▶ EXERCISE PROMPT: Each line of the material must be repeated precisely, with the pictures left out.

▶ MATERIAL FOR THIS TASK:
______________________________

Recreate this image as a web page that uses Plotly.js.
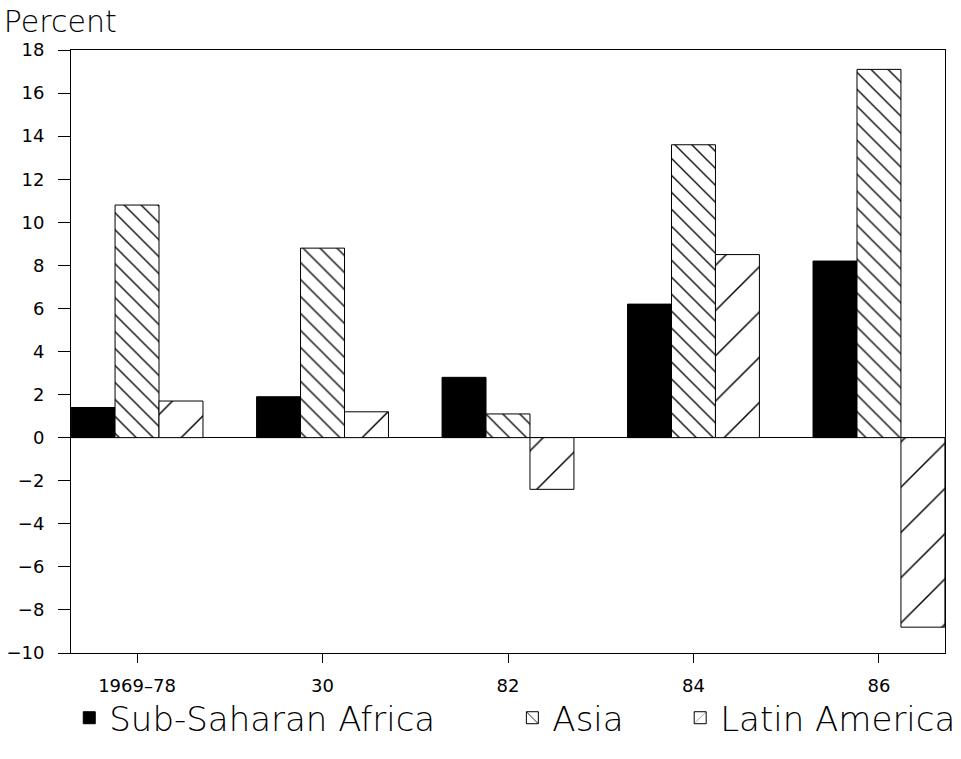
<!DOCTYPE html>
<html>
<head>
<meta charset="utf-8">
<script src="https://cdn.plot.ly/plotly-3.0.1.min.js"></script>
<style>html,body{margin:0;padding:0;background:#fff;}#chart{width:961px;height:759px;}</style>
</head>
<body>
<div id="chart"></div>
<script>
const categories = ["1969–78", "80", "82", "84", "86"];
const tickLabels = ["1969–78", "30", "82", "84", "86"];
const seriesNames = ["Sub-Saharan Africa", "Asia", "Latin America"];
const africa = [1.4, 1.9, 2.8, 6.2, 8.2];
const asia = [10.8, 8.8, 1.1, 13.6, 17.1];
const latin = [1.7, 1.2, -2.4, 8.5, -8.8];
const yTicks = [-10, -8, -6, -4, -2, 0, 2, 4, 6, 8, 10, 12, 14, 16, 18];

const FONT = "DejaVu Sans, Liberation Sans, sans-serif";
const lineStyle = {color: "#000", width: 1};

const traces = [
  {type: "bar", name: seriesNames[0], x: categories, y: africa, legend: "legend",
   marker: {color: "#000", line: lineStyle}},
  {type: "bar", name: seriesNames[1], x: categories, y: asia, legend: "legend2",
   marker: {color: "#fff", line: lineStyle,
            pattern: {shape: "\\", size: 12, solidity: 0.11, fgcolor: "#000", fgopacity: 1,
                      bgcolor: "#fff", fillmode: "overlay"}}},
  {type: "bar", name: seriesNames[2], x: categories, y: latin, legend: "legend3",
   marker: {color: "#fff", line: lineStyle,
            pattern: {shape: "/", size: 32, solidity: 0.045, fgcolor: "#000", fgopacity: 1,
                      bgcolor: "#fff", fillmode: "overlay"}}}
];

const legendBase = {orientation: "h", yanchor: "middle", y: -0.108, xanchor: "left",
  font: {family: FONT, size: 34, color: "#000", weight: 200}, bgcolor: "rgba(0,0,0,0)", borderwidth: 0};

const layout = {
  width: 961, height: 759,
  margin: {l: 71, r: 16, t: 50, b: 106, autoexpand: false},
  paper_bgcolor: "#fff", plot_bgcolor: "#fff",
  barmode: "group", bargap: 0.289, bargroupgap: 0,
  font: {family: FONT, color: "#000"},
  title: {text: "Percent", xref: "container", x: 0.004, xanchor: "left",
          yref: "container", y: 0.972, yanchor: "middle",
          font: {family: FONT, size: 30, color: "#000", weight: 200}},
  xaxis: {type: "category", range: [-0.356, 4.356], tickvals: categories, ticktext: tickLabels,
          showline: true, mirror: true, linecolor: "#000", linewidth: 1,
          ticks: "outside", ticklen: 9, tickcolor: "#000", tickwidth: 1,
          ticklabelstandoff: 7, showgrid: false, zeroline: false,
          tickfont: {family: FONT, size: 18, color: "#000"}},
  yaxis: {range: [-10, 18], tickvals: yTicks,
          showline: true, mirror: true, linecolor: "#000", linewidth: 1,
          ticks: "outside", ticklen: 12, tickcolor: "#000", tickwidth: 1,
          ticklabelstandoff: 10, showgrid: false,
          zeroline: true, zerolinecolor: "#000", zerolinewidth: 1,
          tickfont: {family: FONT, size: 18, color: "#000"}},
  legend: Object.assign({}, legendBase, {x: -0.002}),
  legend2: Object.assign({}, legendBase, {x: 0.505}),
  legend3: Object.assign({}, legendBase, {x: 0.697}),
  showlegend: true
};

Plotly.newPlot("chart", traces, layout, {displayModeBar: false, staticPlot: true});
</script>
</body>
</html>
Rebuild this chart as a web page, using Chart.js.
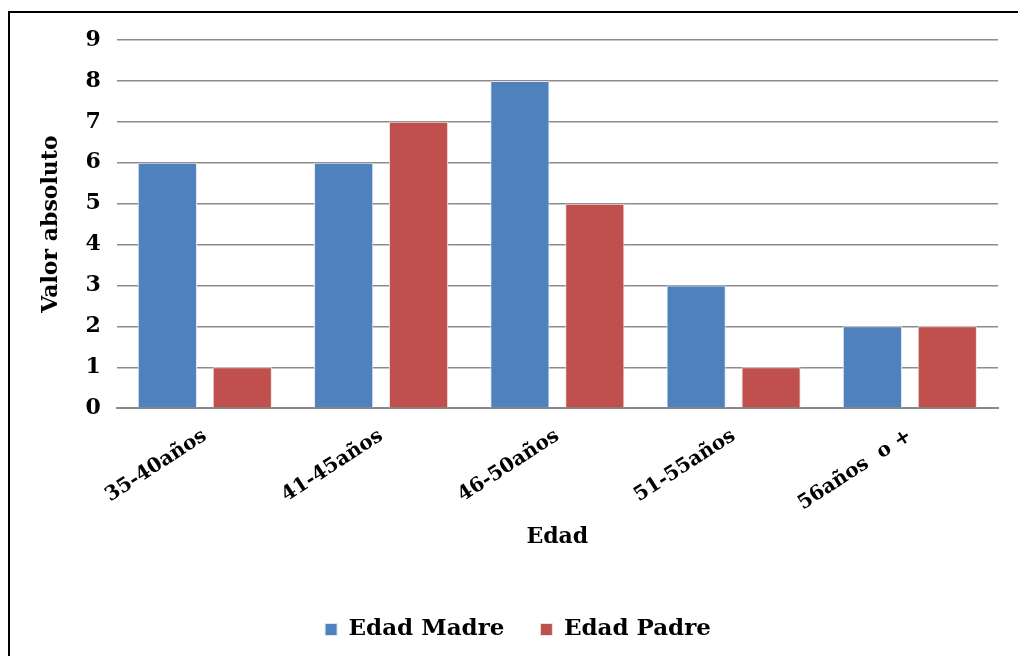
<!DOCTYPE html>
<html>
<head>
<meta charset="utf-8">
<script src="https://cdn.jsdelivr.net/npm/chart.js@4/dist/chart.umd.min.js"></script>
<style>
  body { margin: 0; background: #fff; overflow: hidden; }
  #frame { position: absolute; left: 8px; top: 11px; width: 1020px; height: 700px; border: 2px solid #000; }
  #wrap { position: absolute; left: 0; top: 0; width: 1018px; height: 656px; }
</style>
</head>
<body>
<div id="frame"></div>
<div id="wrap"><canvas id="myChart"></canvas></div>
<script>
// categories and values
var ageGroups = ["35-40años", "41-45años", "46-50años", "51-55años", "56años  o +"];
var madre = [6, 6, 8, 3, 2];
var padre = [1, 7, 5, 1, 2];

var fontFam = "'DejaVu Serif', 'Liberation Serif', serif";
Chart.defaults.font.family = fontFam;
Chart.defaults.font.weight = "bold";
Chart.defaults.color = "#000";

var ctx = document.getElementById("myChart").getContext("2d");

var myChart = new Chart(ctx, {
    type: "bar",
    data: {
        labels: ageGroups,
        datasets: [
            {
                label: "Edad Madre",
                data: madre,
                backgroundColor: "#4F81BD",
                borderColor: "#dfe6ef",
                borderWidth: 1,
                categoryPercentage: 0.85,
                barPercentage: 0.79
            },
            {
                label: "Edad Padre",
                data: padre,
                backgroundColor: "#C0504D",
                borderColor: "#efe2e2",
                borderWidth: 1,
                categoryPercentage: 0.85,
                barPercentage: 0.79
            }
        ]
    },
    options: {
        responsive: true,
        maintainAspectRatio: false,
        animation: false,
        layout: {
            padding: { left: 38, right: 20, top: 40, bottom: 5 }
        },
        plugins: {
            legend: {
                position: "bottom",
                labels: {
                    font: { size: 23, weight: "bold" },
                    boxWidth: 12,
                    boxHeight: 12,
                    padding: 36
                }
            },
            tooltip: { enabled: false }
        },
        scales: {
            x: {
                grid: { display: false },
                border: { display: true, color: "#888", width: 2 },
                ticks: {
                    font: { size: 20, weight: "bold" },
                    minRotation: 33,
                    maxRotation: 33,
                    padding: 8
                },
                title: {
                    display: true,
                    text: "Edad",
                    font: { size: 22, weight: "bold" },
                    padding: { top: 0, bottom: 32 }
                }
            },
            y: {
                min: 0,
                max: 9,
                ticks: {
                    stepSize: 1,
                    font: { size: 22, weight: "bold" },
                    padding: 16
                },
                grid: {
                    color: "#8c8c8c",
                    lineWidth: 1.5,
                    drawTicks: false,
                    tickLength: 0
                },
                border: { display: false },
                title: {
                    display: true,
                    text: "Valor absoluto",
                    font: { size: 22, weight: "bold" },
                    padding: { top: 0, bottom: 5 }
                }
            }
        }
    }
});
</script>
</body>
</html>
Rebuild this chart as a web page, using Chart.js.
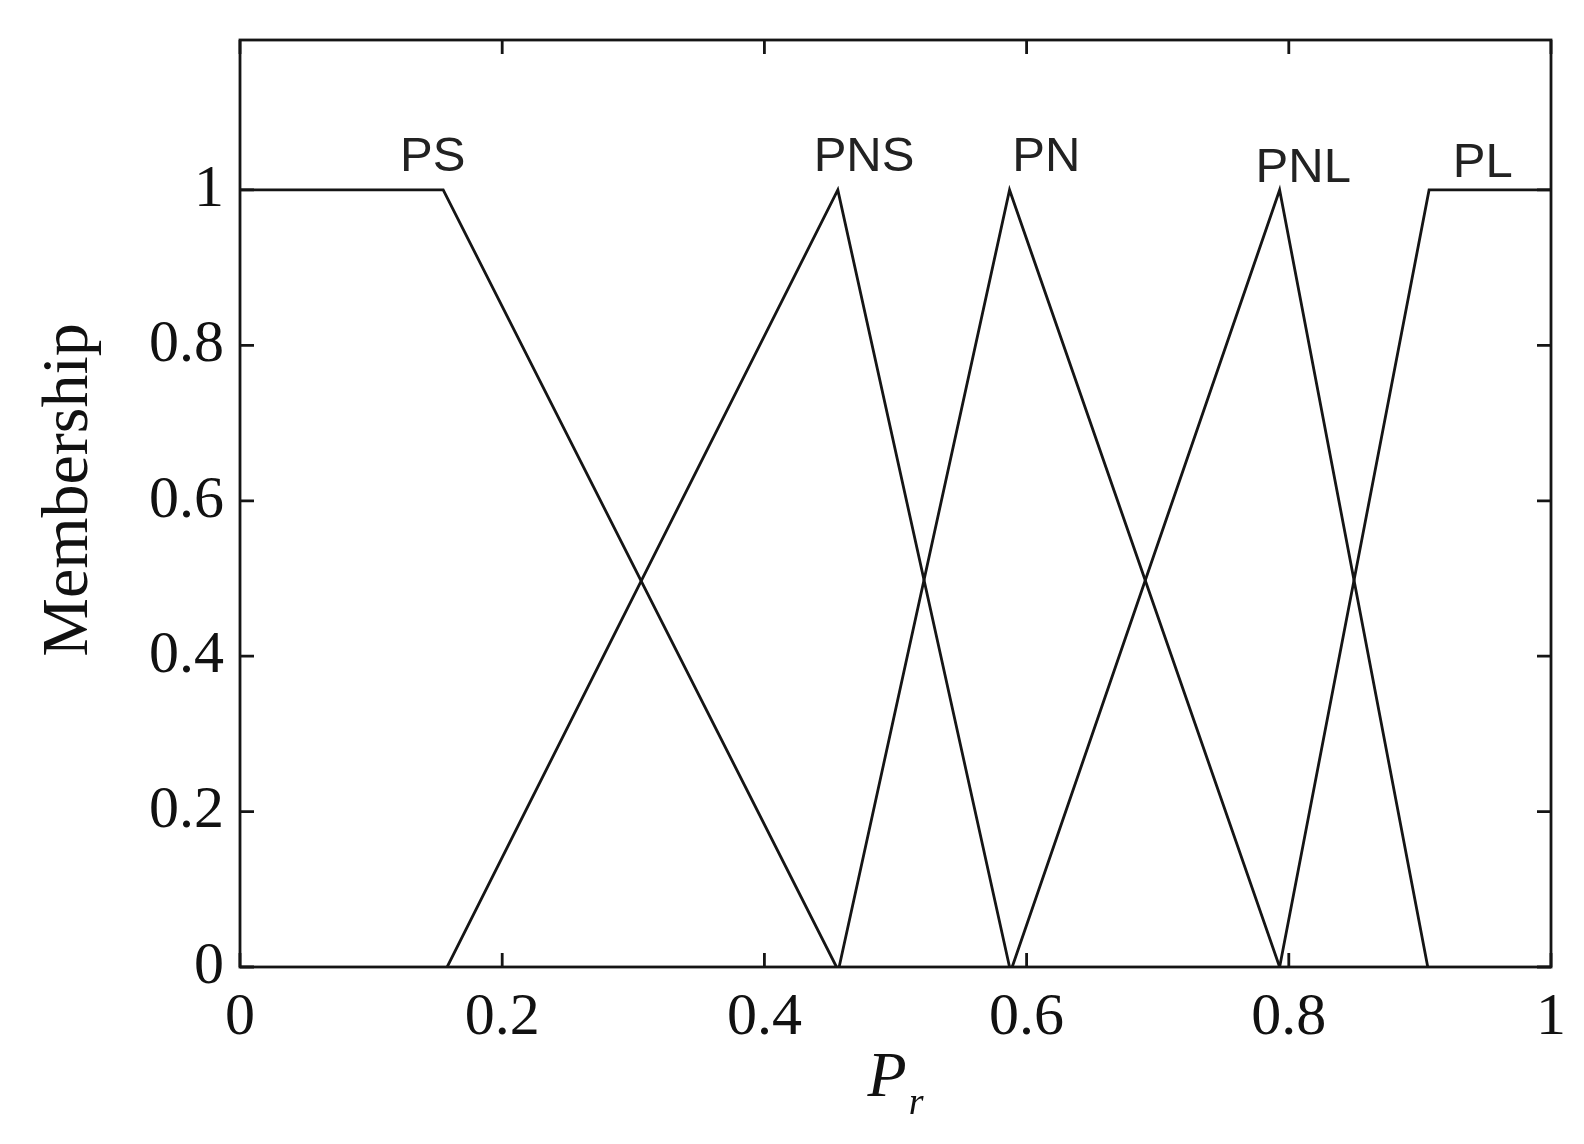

______________________________

▶ RESPONSE:
Recreate this image as a web page that uses Plotly.js.
<!DOCTYPE html>
<html>
<head>
<meta charset="utf-8">
<script src="https://cdn.plot.ly/plotly-3.0.1.min.js"></script>
<style>html,body{margin:0;padding:0;background:#fff;}#chart{width:961px;height:759px;}</style>
</head>
<body>
<div id="chart"></div>
<script>
const categories = ["1969–78", "80", "82", "84", "86"];
const tickLabels = ["1969–78", "30", "82", "84", "86"];
const seriesNames = ["Sub-Saharan Africa", "Asia", "Latin America"];
const africa = [1.4, 1.9, 2.8, 6.2, 8.2];
const asia = [10.8, 8.8, 1.1, 13.6, 17.1];
const latin = [1.7, 1.2, -2.4, 8.5, -8.8];
const yTicks = [-10, -8, -6, -4, -2, 0, 2, 4, 6, 8, 10, 12, 14, 16, 18];

const FONT = "DejaVu Sans, Liberation Sans, sans-serif";
const lineStyle = {color: "#000", width: 1};

const traces = [
  {type: "bar", name: seriesNames[0], x: categories, y: africa, legend: "legend",
   marker: {color: "#000", line: lineStyle}},
  {type: "bar", name: seriesNames[1], x: categories, y: asia, legend: "legend2",
   marker: {color: "#fff", line: lineStyle,
            pattern: {shape: "\\", size: 12, solidity: 0.11, fgcolor: "#000", fgopacity: 1,
                      bgcolor: "#fff", fillmode: "overlay"}}},
  {type: "bar", name: seriesNames[2], x: categories, y: latin, legend: "legend3",
   marker: {color: "#fff", line: lineStyle,
            pattern: {shape: "/", size: 32, solidity: 0.045, fgcolor: "#000", fgopacity: 1,
                      bgcolor: "#fff", fillmode: "overlay"}}}
];

const legendBase = {orientation: "h", yanchor: "middle", y: -0.108, xanchor: "left",
  font: {family: FONT, size: 34, color: "#000", weight: 200}, bgcolor: "rgba(0,0,0,0)", borderwidth: 0};

const layout = {
  width: 961, height: 759,
  margin: {l: 71, r: 16, t: 50, b: 106, autoexpand: false},
  paper_bgcolor: "#fff", plot_bgcolor: "#fff",
  barmode: "group", bargap: 0.289, bargroupgap: 0,
  font: {family: FONT, color: "#000"},
  title: {text: "Percent", xref: "container", x: 0.004, xanchor: "left",
          yref: "container", y: 0.972, yanchor: "middle",
          font: {family: FONT, size: 30, color: "#000", weight: 200}},
  xaxis: {type: "category", range: [-0.356, 4.356], tickvals: categories, ticktext: tickLabels,
          showline: true, mirror: true, linecolor: "#000", linewidth: 1,
          ticks: "outside", ticklen: 9, tickcolor: "#000", tickwidth: 1,
          ticklabelstandoff: 7, showgrid: false, zeroline: false,
          tickfont: {family: FONT, size: 18, color: "#000"}},
  yaxis: {range: [-10, 18], tickvals: yTicks,
          showline: true, mirror: true, linecolor: "#000", linewidth: 1,
          ticks: "outside", ticklen: 12, tickcolor: "#000", tickwidth: 1,
          ticklabelstandoff: 10, showgrid: false,
          zeroline: true, zerolinecolor: "#000", zerolinewidth: 1,
          tickfont: {family: FONT, size: 18, color: "#000"}},
  legend: Object.assign({}, legendBase, {x: -0.002}),
  legend2: Object.assign({}, legendBase, {x: 0.505}),
  legend3: Object.assign({}, legendBase, {x: 0.697}),
  showlegend: true
};

Plotly.newPlot("chart", traces, layout, {displayModeBar: false, staticPlot: true});
</script>
</body>
</html>
Rebuild this chart as a web page, using Chart.js.
<!DOCTYPE html>
<html>
<head>
<meta charset="utf-8">
<script src="https://cdn.jsdelivr.net/npm/chart.js@4/dist/chart.umd.min.js"></script>
<style>
  body { margin: 0; background: #fff; overflow: hidden; }
  #frame { position: absolute; left: 8px; top: 11px; width: 1020px; height: 700px; border: 2px solid #000; }
  #wrap { position: absolute; left: 0; top: 0; width: 1018px; height: 656px; }
</style>
</head>
<body>
<div id="frame"></div>
<div id="wrap"><canvas id="myChart"></canvas></div>
<script>
// categories and values
var ageGroups = ["35-40años", "41-45años", "46-50años", "51-55años", "56años  o +"];
var madre = [6, 6, 8, 3, 2];
var padre = [1, 7, 5, 1, 2];

var fontFam = "'DejaVu Serif', 'Liberation Serif', serif";
Chart.defaults.font.family = fontFam;
Chart.defaults.font.weight = "bold";
Chart.defaults.color = "#000";

var ctx = document.getElementById("myChart").getContext("2d");

var myChart = new Chart(ctx, {
    type: "bar",
    data: {
        labels: ageGroups,
        datasets: [
            {
                label: "Edad Madre",
                data: madre,
                backgroundColor: "#4F81BD",
                borderColor: "#dfe6ef",
                borderWidth: 1,
                categoryPercentage: 0.85,
                barPercentage: 0.79
            },
            {
                label: "Edad Padre",
                data: padre,
                backgroundColor: "#C0504D",
                borderColor: "#efe2e2",
                borderWidth: 1,
                categoryPercentage: 0.85,
                barPercentage: 0.79
            }
        ]
    },
    options: {
        responsive: true,
        maintainAspectRatio: false,
        animation: false,
        layout: {
            padding: { left: 38, right: 20, top: 40, bottom: 5 }
        },
        plugins: {
            legend: {
                position: "bottom",
                labels: {
                    font: { size: 23, weight: "bold" },
                    boxWidth: 12,
                    boxHeight: 12,
                    padding: 36
                }
            },
            tooltip: { enabled: false }
        },
        scales: {
            x: {
                grid: { display: false },
                border: { display: true, color: "#888", width: 2 },
                ticks: {
                    font: { size: 20, weight: "bold" },
                    minRotation: 33,
                    maxRotation: 33,
                    padding: 8
                },
                title: {
                    display: true,
                    text: "Edad",
                    font: { size: 22, weight: "bold" },
                    padding: { top: 0, bottom: 32 }
                }
            },
            y: {
                min: 0,
                max: 9,
                ticks: {
                    stepSize: 1,
                    font: { size: 22, weight: "bold" },
                    padding: 16
                },
                grid: {
                    color: "#8c8c8c",
                    lineWidth: 1.5,
                    drawTicks: false,
                    tickLength: 0
                },
                border: { display: false },
                title: {
                    display: true,
                    text: "Valor absoluto",
                    font: { size: 22, weight: "bold" },
                    padding: { top: 0, bottom: 5 }
                }
            }
        }
    }
});
</script>
</body>
</html>
Rebuild this chart as a web page, using Chart.js.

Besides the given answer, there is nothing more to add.